Using a high proportion of solar and wind energy increases the risk of temporary imbalances in the electrical system. Therefore, we need flexible production such as hydro power or gas and ways of controlling demand. In addition, various types of energy storage will also be needed.
Batteries are ideal for frequency regulation, as they can alternate from charging to supplying power to the grid as quick as a flash when needed to balance the system.
“Many people are skeptical of the idea of using batteries in the electrical system, as they represent an expensive way of storing energy. However the main factor here is not energy storage, but output regulation. Although the energy capacity of batteries is measured in kilowatt seconds rather than kilowatt hours, their output is large and makes a difference. Many of them together can produce hundreds of megawatts, like a large hydro plant,” says Mikael Nordlander, Head of the Research & Development Portfolio Future of the Energy System at Vattenfall R&D.
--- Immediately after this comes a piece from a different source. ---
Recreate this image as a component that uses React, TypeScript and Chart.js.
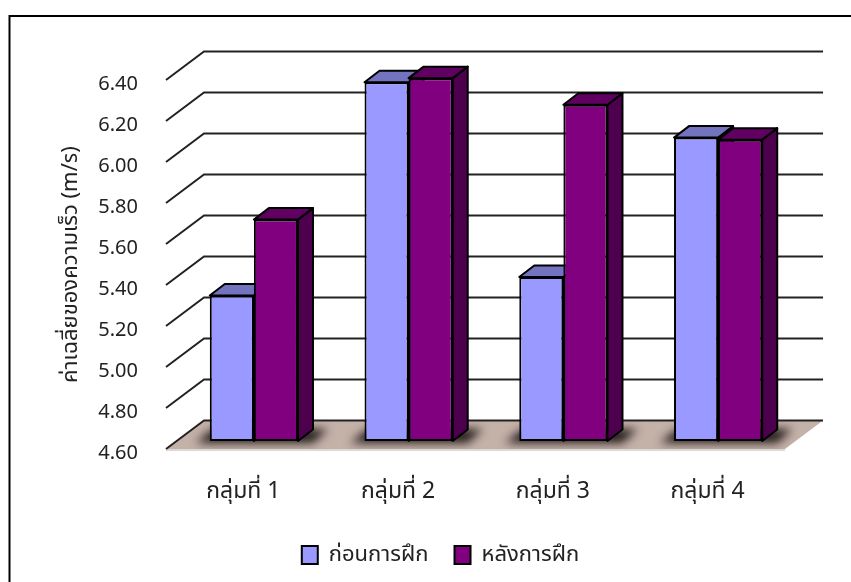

District heating can become another key component, simply by complementing boilers with immersion heaters and accumulator tanks. This technology is already of great interest in Germany and Denmark because these countries already have many hours during the year with large electricity surpluses. The potential is enormous – a review shows that the existing district heating system could in theory, balance all generated Swedish wind power for many hours, should it become necessary.
“We are now also looking into the possibility of high-temperature storage of electricity in a medium that is heated up to several hundred degrees. This would allow us to convert electricity to heat and then back again to electricity when there is a shortfall,” says Mikael Nordlander.